De los gestos contenidos a la soledad consciente
Hoy no escribo para hacer catarsis gratuita, ¿saben?, hoy escribo porque a veces escribir es el único modo de no traicionarme.
Llevo un tiempo sintiéndome profundamente solo, no es una sensación nueva, pero aquí, en esta ciudad donde todo parece calmo por fuera, esa sensación se hace cada vez más densa. Es como una humedad invisible que lo empapa todo, incluso cuando el sol brilla.
Tengo comodidades, un trabajo estable, una especie de rutina organizada, y sin embargo, no tengo cerca a las personas con las que realmente me gustaría compartir mi vida. En Riohacha no logro formar vínculos reales, vínculos que me hagan sentir que pertenezco. Las conversaciones que tengo parecen surgir más por necesidad que por interés genuino en quién soy.
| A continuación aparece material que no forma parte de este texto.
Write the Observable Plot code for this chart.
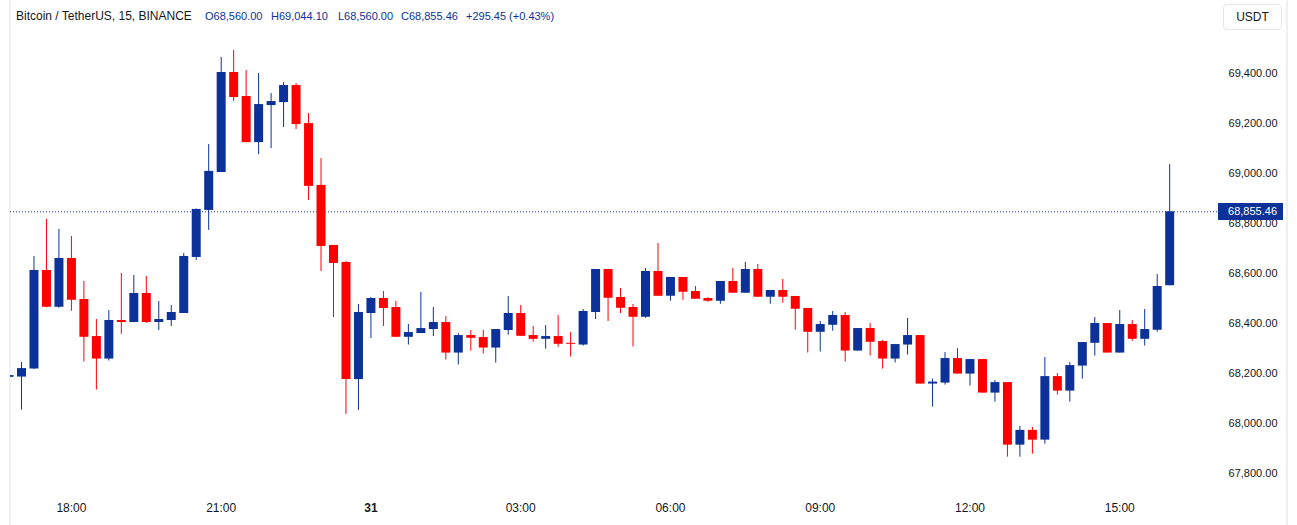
<!DOCTYPE html>
<html>
<head>
<meta charset="utf-8">
<script src="https://cdn.jsdelivr.net/npm/d3@7"></script>
<script src="https://cdn.jsdelivr.net/npm/@observablehq/plot@0.6"></script>
<style>
  body { margin: 0; background: #ffffff; }
  #wrap { position: relative; width: 1297px; height: 525px; overflow: hidden;
          font-family: "Liberation Sans", Arial, sans-serif; color: #131722; }
  #frame { position: absolute; left: 9px; top: 0; width: 1275px; height: 525px;
           border-left: 2px solid #eef0f5; border-right: 2px solid #eef0f5; box-sizing: content-box; }
  #chart { position: absolute; left: 0; top: 0; }
  .hdr { position: absolute; top: 8px; line-height: 16px; white-space: nowrap; }
  #name { left: 16px; font-size: 12px; color: #131722; }
  .val { font-size: 11px; color: #0c3299; }
  #usdt { position: absolute; left: 1223px; top: 4px; width: 57px; height: 24px;
          border: 1px solid #e3e6ee; border-radius: 4px; font-size: 12px; line-height: 24px;
          padding-left: 0; text-align: center; color: #131722; }
  #plabel { position: absolute; left: 1218px; width: 59px; height: 17px; padding-right: 6px;
            background: #0c3299; color: #ffffff; font-size: 11px; line-height: 17px; text-align: right; }
</style>
</head>
<body>
<div id="wrap">
  <div id="frame"></div>
  <div id="chart"></div>
</div>
<script>
const BLUE = "#0c3299";
const RED = "#ff0000";

// first candle starts 2024-10-30 16:45 UTC, 15-minute candles
const startTime = Date.UTC(2024, 9, 30, 16, 45);

const opens = [68194, 68195, 68227, 68621, 68474, 68669, 68505, 68357, 68267, 68421,
  68413, 68529, 68413, 68421, 68449, 68673, 68861, 69013, 69412, 69316,
  69132, 69280, 69292, 69360, 69208, 68961, 68721, 68653, 68185, 68449,
  68509, 68473, 68354, 68369, 68385, 68413, 68291, 68361, 68353, 68311,
  68381, 68449, 68361, 68346, 68357, 68330, 68323, 68453, 68625, 68513,
  68473, 68434, 68617, 68518, 68593, 68537, 68509, 68498, 68577, 68530,
  68625, 68514, 68541, 68517, 68469, 68374, 68402, 68441, 68299, 68389,
  68337, 68267, 68323, 68361, 68167, 68171, 68269, 68207, 68265, 68131,
  68173, 67923, 67982, 67943, 68197, 68139, 68239, 68330, 68409, 68291,
  68405, 68346, 68382, 68560];
const highs = [68201, 68253, 68677, 68825, 68785, 68757, 68577, 68425, 68461, 68609,
  68601, 68597, 68497, 68481, 68689, 68866, 69124, 69472, 69500, 69420,
  69408, 69328, 69372, 69368, 69248, 69068, 68721, 68657, 68485, 68513,
  68537, 68497, 68405, 68533, 68473, 68437, 68369, 68381, 68381, 68385,
  68517, 68481, 68397, 68401, 68441, 68373, 68465, 68625, 68625, 68549,
  68485, 68629, 68729, 68593, 68593, 68557, 68513, 68577, 68629, 68653,
  68645, 68541, 68585, 68517, 68469, 68417, 68457, 68453, 68389, 68409,
  68341, 68325, 68429, 68361, 68187, 68293, 68309, 68265, 68265, 68181,
  68173, 67998, 67994, 68273, 68209, 68253, 68333, 68433, 68409, 68461,
  68421, 68465, 68605, 69044.10];
const lows = [68194, 68063, 68225, 68472, 68470, 68458, 68255, 68143, 68259, 68366,
  68412, 68409, 68381, 68397, 68449, 68661, 68781, 69013, 69296, 69131,
  69084, 69108, 69192, 69184, 68901, 68617, 68433, 68046, 68062, 68349,
  68397, 68354, 68323, 68369, 68357, 68263, 68243, 68299, 68287, 68251,
  68362, 68358, 68334, 68306, 68314, 68275, 68319, 68425, 68417, 68449,
  68315, 68430, 68518, 68498, 68502, 68506, 68494, 68486, 68530, 68530,
  68514, 68486, 68490, 68382, 68291, 68295, 68378, 68255, 68299, 68279,
  68227, 68251, 68283, 68167, 68075, 68163, 68207, 68159, 68131, 68095,
  67875, 67875, 67887, 67927, 68123, 68095, 68187, 68279, 68291, 68291,
  68338, 68319, 68374, 68560];
const closes = [68201, 68229, 68621, 68474, 68669, 68502, 68354, 68267, 68421, 68413,
  68529, 68413, 68425, 68453, 68677, 68865, 69017, 69412, 69312, 69132,
  69284, 69296, 69360, 69204, 68957, 68717, 68649, 68185, 68453, 68509,
  68469, 68354, 68373, 68389, 68413, 68291, 68361, 68350, 68311, 68385,
  68449, 68358, 68346, 68357, 68326, 68326, 68457, 68625, 68510, 68470,
  68434, 68617, 68518, 68593, 68534, 68506, 68498, 68577, 68530, 68625,
  68514, 68541, 68514, 68466, 68374, 68405, 68441, 68299, 68389, 68334,
  68267, 68325, 68361, 68167, 68175, 68269, 68207, 68265, 68131, 68173,
  67923, 67982, 67943, 68197, 68139, 68241, 68333, 68409, 68291, 68405,
  68346, 68385, 68557, 68855.46];

const priceTicks = [67800, 68000, 68200, 68400, 68600, 68800, 69000, 69200, 69400];
const timeTickDates = ["2024-10-30T18:00Z", "2024-10-30T21:00Z", "2024-10-31T00:00Z", "2024-10-31T03:00Z",
  "2024-10-31T06:00Z", "2024-10-31T09:00Z", "2024-10-31T12:00Z", "2024-10-31T15:00Z"];
const timeTickLabels = ["18:00", "21:00", "31", "03:00", "06:00", "09:00", "12:00", "15:00"];
const boldTickLabels = ["31"];

const symbolTitle = "Bitcoin / TetherUS, 15, BINANCE";
const changeAbs = 295.45;
const changePct = 0.43;

const candles = opens.map((o, i) => ({
  t: new Date(startTime + i * 15 * 60 * 1000),
  o, h: highs[i], l: lows[i], c: closes[i]
}));
const colorOf = d => (d.c >= d.o ? BLUE : RED);
const last = candles[candles.length - 1];
const fmt = d3.format(",.2f");

const ticks = timeTickDates.map((s, i) => ({ t: new Date(s), label: timeTickLabels[i] }));

const plot = Plot.plot({
  width: 1297,
  height: 525,
  marginLeft: 10,
  marginRight: 80,
  marginTop: 0,
  marginBottom: 35,
  style: { background: "transparent", fontFamily: "'Liberation Sans', Arial, sans-serif" },
  x: { type: "utc", domain: [new Date(Date.UTC(2024, 9, 30, 16, 46, 47)), new Date(Date.UTC(2024, 9, 31, 16, 57, 29))], axis: null },
  y: { domain: [67741.8, 69699.8], axis: null },
  color: { type: "identity" },
  marks: [
    Plot.ruleY([last.c], { stroke: BLUE, strokeWidth: 1, strokeDasharray: "1 2" }),
    Plot.ruleX(candles, { x: "t", y1: "l", y2: "h", stroke: colorOf, strokeWidth: 1, clip: true }),
    Plot.ruleX(candles, { x: "t", y1: "o", y2: "c", stroke: colorOf, strokeWidth: 9, clip: true }),
    Plot.text(priceTicks, { y: d => d, text: d => fmt(d), frameAnchor: "right", dx: 60, dy: -2,
      textAnchor: "end", fontSize: 11, fill: "#131722" }),
    Plot.text(ticks, { filter: d => !boldTickLabels.includes(d.label), x: "t", text: "label",
      frameAnchor: "bottom", dy: 21, fontSize: 12, fill: "#131722" }),
    Plot.text(ticks, { filter: d => boldTickLabels.includes(d.label), x: "t", text: "label",
      frameAnchor: "bottom", dy: 21, fontSize: 12, fontWeight: "bold", fill: "#131722" })
  ]
});
document.getElementById("chart").appendChild(plot);

const wrap = document.getElementById("wrap");
function addDiv(id, cls, text, left) {
  const el = document.createElement("div");
  if (id) el.id = id;
  if (cls) el.className = cls;
  el.textContent = text;
  if (left != null) el.style.left = left + "px";
  wrap.appendChild(el);
  return el;
}
addDiv("name", "hdr", symbolTitle);
addDiv(null, "hdr val", "O" + fmt(last.o), 205);
addDiv(null, "hdr val", "H" + fmt(last.h), 271);
addDiv(null, "hdr val", "L" + fmt(last.l), 338);
addDiv(null, "hdr val", "C" + fmt(last.c), 401);
addDiv(null, "hdr val", "+" + fmt(changeAbs) + " (+" + changePct.toFixed(2) + "%)", 466);
addDiv("usdt", null, "USDT");
const yPix = plot.scale("y").apply(last.c);
const pl = addDiv("plabel", null, fmt(last.c));
pl.style.top = Math.round(yPix - 8.5) + "px";
</script>
</body>
</html>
Es frustrante, porque siento que no importo por lo que soy, sino por lo que puedo dar.
A veces pienso en volver a Bucaramanga, no porque sea un paraíso, sino porque allá, al menos, había una red afectiva más honesta, gente con la que no necesitaba explicarme todo el tiempo. Aquí, en cambio, las relaciones tienen una capa de distancia que no logro atravesar. A veces me acompaña un amigo, mi homie, y eso reconforta, pero no es suficiente. Quiero una vida con vínculos afectivos auténticos, no una supervivencia afectiva basada en lo mínimo.
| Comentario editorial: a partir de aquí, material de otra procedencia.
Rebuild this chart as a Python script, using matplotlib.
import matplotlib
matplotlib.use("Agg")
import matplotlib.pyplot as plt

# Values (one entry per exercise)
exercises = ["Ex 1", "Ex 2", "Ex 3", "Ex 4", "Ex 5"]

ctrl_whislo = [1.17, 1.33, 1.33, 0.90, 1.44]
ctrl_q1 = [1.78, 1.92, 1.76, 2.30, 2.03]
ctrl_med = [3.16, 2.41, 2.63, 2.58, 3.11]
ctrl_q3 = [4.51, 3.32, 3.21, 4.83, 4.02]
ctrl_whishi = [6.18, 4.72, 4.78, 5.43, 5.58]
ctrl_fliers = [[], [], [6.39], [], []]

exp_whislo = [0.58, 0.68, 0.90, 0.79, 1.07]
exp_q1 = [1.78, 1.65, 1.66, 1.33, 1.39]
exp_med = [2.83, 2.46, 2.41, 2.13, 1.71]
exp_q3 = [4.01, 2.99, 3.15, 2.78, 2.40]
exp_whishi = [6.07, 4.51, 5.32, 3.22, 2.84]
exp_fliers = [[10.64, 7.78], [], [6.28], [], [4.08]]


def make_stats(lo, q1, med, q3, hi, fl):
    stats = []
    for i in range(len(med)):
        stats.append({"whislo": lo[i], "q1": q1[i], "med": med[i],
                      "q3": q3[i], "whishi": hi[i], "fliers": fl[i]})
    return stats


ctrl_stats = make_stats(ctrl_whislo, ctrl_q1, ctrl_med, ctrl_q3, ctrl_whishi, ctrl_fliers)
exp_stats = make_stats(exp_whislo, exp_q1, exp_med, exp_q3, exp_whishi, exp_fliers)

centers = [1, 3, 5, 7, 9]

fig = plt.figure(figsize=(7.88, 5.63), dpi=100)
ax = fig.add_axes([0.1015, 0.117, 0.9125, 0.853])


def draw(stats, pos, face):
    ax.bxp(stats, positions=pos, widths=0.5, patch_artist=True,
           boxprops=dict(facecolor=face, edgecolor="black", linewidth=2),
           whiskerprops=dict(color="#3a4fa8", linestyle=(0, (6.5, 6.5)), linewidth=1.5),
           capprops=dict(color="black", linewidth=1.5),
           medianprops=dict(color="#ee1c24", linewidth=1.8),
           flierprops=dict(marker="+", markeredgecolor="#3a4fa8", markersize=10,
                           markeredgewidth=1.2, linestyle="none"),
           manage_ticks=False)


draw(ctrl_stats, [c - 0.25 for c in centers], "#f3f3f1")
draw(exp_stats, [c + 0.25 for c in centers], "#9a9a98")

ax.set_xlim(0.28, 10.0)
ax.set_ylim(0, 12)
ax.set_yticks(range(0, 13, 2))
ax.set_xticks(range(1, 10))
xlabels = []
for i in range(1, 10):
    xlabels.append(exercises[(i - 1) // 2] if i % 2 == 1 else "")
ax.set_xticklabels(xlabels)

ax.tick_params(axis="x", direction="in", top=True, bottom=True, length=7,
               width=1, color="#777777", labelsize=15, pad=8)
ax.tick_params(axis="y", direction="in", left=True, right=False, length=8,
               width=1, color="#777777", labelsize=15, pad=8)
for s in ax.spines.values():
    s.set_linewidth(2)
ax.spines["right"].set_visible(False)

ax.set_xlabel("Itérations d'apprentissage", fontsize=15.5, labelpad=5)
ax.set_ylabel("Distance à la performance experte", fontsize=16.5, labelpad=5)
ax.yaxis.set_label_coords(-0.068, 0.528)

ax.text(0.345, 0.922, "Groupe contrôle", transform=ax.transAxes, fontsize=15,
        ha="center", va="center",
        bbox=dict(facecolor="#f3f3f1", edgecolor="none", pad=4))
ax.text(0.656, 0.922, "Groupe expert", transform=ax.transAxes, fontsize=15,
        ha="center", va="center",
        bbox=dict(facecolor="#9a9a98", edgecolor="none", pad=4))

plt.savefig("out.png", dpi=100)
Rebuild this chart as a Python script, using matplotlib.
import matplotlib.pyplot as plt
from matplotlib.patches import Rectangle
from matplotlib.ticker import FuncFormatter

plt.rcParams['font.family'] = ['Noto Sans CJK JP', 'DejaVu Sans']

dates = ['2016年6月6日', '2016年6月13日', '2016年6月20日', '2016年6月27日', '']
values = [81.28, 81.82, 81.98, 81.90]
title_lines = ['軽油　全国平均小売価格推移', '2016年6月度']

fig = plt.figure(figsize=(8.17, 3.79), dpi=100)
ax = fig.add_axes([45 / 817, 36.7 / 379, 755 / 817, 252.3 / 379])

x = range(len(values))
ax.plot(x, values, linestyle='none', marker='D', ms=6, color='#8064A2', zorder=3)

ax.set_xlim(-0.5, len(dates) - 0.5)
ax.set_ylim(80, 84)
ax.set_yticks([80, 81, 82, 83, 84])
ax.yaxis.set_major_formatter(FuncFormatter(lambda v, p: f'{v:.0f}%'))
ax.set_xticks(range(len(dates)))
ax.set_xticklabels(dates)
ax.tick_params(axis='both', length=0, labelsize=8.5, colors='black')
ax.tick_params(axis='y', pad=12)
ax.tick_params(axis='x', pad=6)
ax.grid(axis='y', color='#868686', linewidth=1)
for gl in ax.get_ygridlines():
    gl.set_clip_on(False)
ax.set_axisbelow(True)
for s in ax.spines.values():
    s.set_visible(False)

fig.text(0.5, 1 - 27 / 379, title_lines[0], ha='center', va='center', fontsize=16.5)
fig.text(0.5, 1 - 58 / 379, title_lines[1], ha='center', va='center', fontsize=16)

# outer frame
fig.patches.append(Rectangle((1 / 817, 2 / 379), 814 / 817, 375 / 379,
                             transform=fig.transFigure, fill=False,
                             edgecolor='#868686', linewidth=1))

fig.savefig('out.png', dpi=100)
Paradójicamente funciono bien, me mantengo en calma, racional, sereno, y si no me he desbordado es porque conozco mi cerebro, porque comprendo los mecanismos de la dopamina, la oxitocina y la serotonina. Porque he aprendido, desde la neuroquímica, a no ceder al impulso del abismo. Porque, en cierto sentido, entiendo cómo regularme. Entonces, mi equilibrio no es suerte: es conocimiento aplicado en carne viva, es el producto de años leyendo, observando, haciendo introspección.
Pero incluso el que sabe mantenerse firme también se cansa.
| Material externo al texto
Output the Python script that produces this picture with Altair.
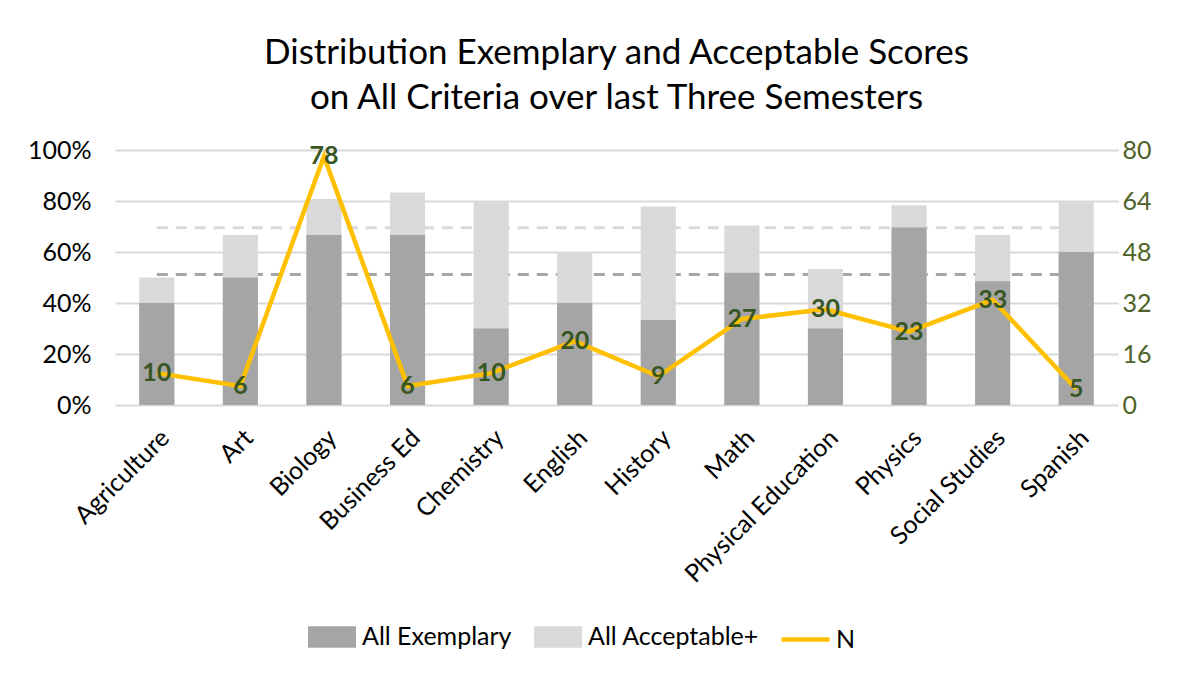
import altair as alt
import pandas as pd

categories = ["Agriculture", "Art", "Biology", "Business Ed", "Chemistry", "English",
              "History", "Math", "Physical Education", "Physics", "Social Studies", "Spanish"]
exemplary = [0.40, 0.50, 0.667, 0.667, 0.30, 0.40, 0.333, 0.519, 0.30, 0.696, 0.485, 0.60]
acceptable = [0.50, 0.667, 0.808, 0.833, 0.80, 0.60, 0.778, 0.704, 0.533, 0.783, 0.667, 0.80]
n_values = [10, 6, 78, 6, 10, 20, 9, 27, 30, 23, 33, 5]
ref_exemplary = 0.512
ref_acceptable = 0.695

FONT = "Lato"

bars = pd.DataFrame(
    [{"cat": c, "series": "All Acceptable+", "value": v, "ord": 0} for c, v in zip(categories, acceptable)]
    + [{"cat": c, "series": "All Exemplary", "value": v, "ord": 1} for c, v in zip(categories, exemplary)]
)
refs = pd.DataFrame(
    [{"cat": c, "ref": "exemplary", "value": ref_exemplary} for c in categories]
    + [{"cat": c, "ref": "acceptable", "value": ref_acceptable} for c in categories]
)
line_df = pd.DataFrame({"cat": categories, "N": n_values, "series": ["N"] * len(categories)})

x_enc = alt.X("cat:N", sort=categories, title=None,
              scale=alt.Scale(paddingInner=0.58, paddingOuter=0.29),
              axis=alt.Axis(labelAngle=-45, labelFontSize=25, labelColor="#000000",
                            domain=False, ticks=False, labelPadding=20, labelFont=FONT,
                            labelLimit=400))
y_left = alt.Scale(domain=[0, 1])

ref_layer = alt.Chart(refs).mark_line(strokeWidth=3, strokeDash=[11, 8]).encode(
    x=x_enc,
    y=alt.Y("value:Q", scale=y_left),
    detail="ref:N",
    color=alt.Color("ref:N", scale=alt.Scale(domain=["exemplary", "acceptable"],
                                             range=["#A6A6A6", "#D9D9D9"]), legend=None),
)

bar_layer = alt.Chart(bars).mark_bar().encode(
    x=x_enc,
    y=alt.Y("value:Q", stack=None, scale=y_left, title=None,
            axis=alt.Axis(format=".0%", values=[0, 0.2, 0.4, 0.6, 0.8, 1.0], labelFontSize=25,
                          labelColor="#000000", domain=False, ticks=False, labelPadding=24,
                          gridColor="#D9D9D9", gridWidth=2, labelFont=FONT)),
    fill=alt.Fill("series:N",
                  scale=alt.Scale(domain=["All Exemplary", "All Acceptable+"],
                                  range=["#A5A5A5", "#D9D9D9"]),
                  legend=alt.Legend(orient="none", legendX=193, legendY=463, direction="horizontal",
                                    title=None, symbolType="M-1,-0.45L1,-0.45L1,0.45L-1,0.45Z",
                                    symbolSize=2304, symbolStrokeWidth=0, labelFontSize=25,
                                    labelFont=FONT, labelColor="#000000", columnPadding=22,
                                    labelOffset=6, labelLimit=400)),
    order=alt.Order("ord:Q"),
)

y_right = alt.Y("N:Q", scale=alt.Scale(domain=[0, 80]), title=None,
                axis=alt.Axis(orient="right", values=[0, 16, 32, 48, 64, 80], grid=False,
                              labelFontSize=25, labelColor="#4F6228", domain=False, ticks=False,
                              labelPadding=4, labelFont=FONT))

line_layer = alt.Chart(line_df).mark_line(strokeWidth=4.5).encode(
    x=x_enc,
    y=y_right,
    stroke=alt.Stroke("series:N", scale=alt.Scale(domain=["N"], range=["#FFC000"]),
                      legend=alt.Legend(orient="none", legendX=664, legendY=463, title=None,
                                        symbolType="stroke", symbolSize=2304,
                                        symbolStrokeWidth=4.5, labelFontSize=25, labelFont=FONT,
                                        labelColor="#000000", labelOffset=4)),
)

text_layer = alt.Chart(line_df).mark_text(fontSize=25, fontWeight="bold", color="#375623",
                                          baseline="middle", align="center", font=FONT).encode(
    x=x_enc,
    y=y_right,
    text="N:Q",
)

left = alt.layer(ref_layer, bar_layer)
right = alt.layer(line_layer, text_layer)

chart = alt.layer(left, right).resolve_scale(y="independent").properties(
    width=1003, height=255,
    title=alt.TitleParams(["Distribution Exemplary and Acceptable Scores",
                           "on All Criteria over last Three Semesters"],
                          fontSize=35, font=FONT, fontWeight="normal", color="#000000",
                          lineHeight=45, offset=22),
    padding={"left": 19, "top": 28, "right": 10, "bottom": 10},
).configure(background="#FFFFFF").configure_view(stroke=None)

chart.save("out.html", embed_options={"renderer": "svg", "actions": False})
Últimamente noto algo distinto en mí: mis gestos han cambiado, mi tono de voz ha subido, me he vuelto más cortante, menos amable, no porque lo quiera, sino porque aquí pareciera que uno tiene que endurecerse para no ser devorado. Aprendí que si dejo espacio a la duda, si titubeo, la gente lo interpreta como debilidad, y entonces alzo la voz, cierro el rostro, encierro la emoción, me vuelvo estratégico y me desconozco un poco.
Sigo leyendo a Epicteto en sus Disertaciones, sigo intentando vivir de acuerdo con una ética del autocuidado racional, del desapego bien entendido, pero a veces me resulta difícil practicar ese ideal estoico cuando el cuerpo pide cercanía, cuando el alma pide vínculo, y no sólo coherencia lógica. A veces basta un gesto para saber que unx no encaja, y eso también duele.
Volví a leer un libro que me confronta: Del gesto a la palabra, y me hace pensar cómo los cuerpos dicen lo que la lengua calla, cómo mi propia gestualidad se ha ido adaptando a un entorno donde la hostilidad se esconde tras la cortesía, donde el gesto frío se impone como método de defensa.
No escribo esto para que me rescaten, lo escribo para recordar(me) que, aunque ahora me sienta solo, hay una parte de mí que sigue buscando un lugar donde pueda hablar sin alzar la voz, donde no tenga que tensar los músculos para parecer fuerte, donde el afecto no sea una transacción.
Y aunque no sea ahora, ni aquí, me aferro a la idea de que ese lugar existe. Para el Frank del futuro, espero hayas encontrado ese lugar, ojalá se parezca a Cartago y encuentres a personas tan increíbles como Fer o Dolly.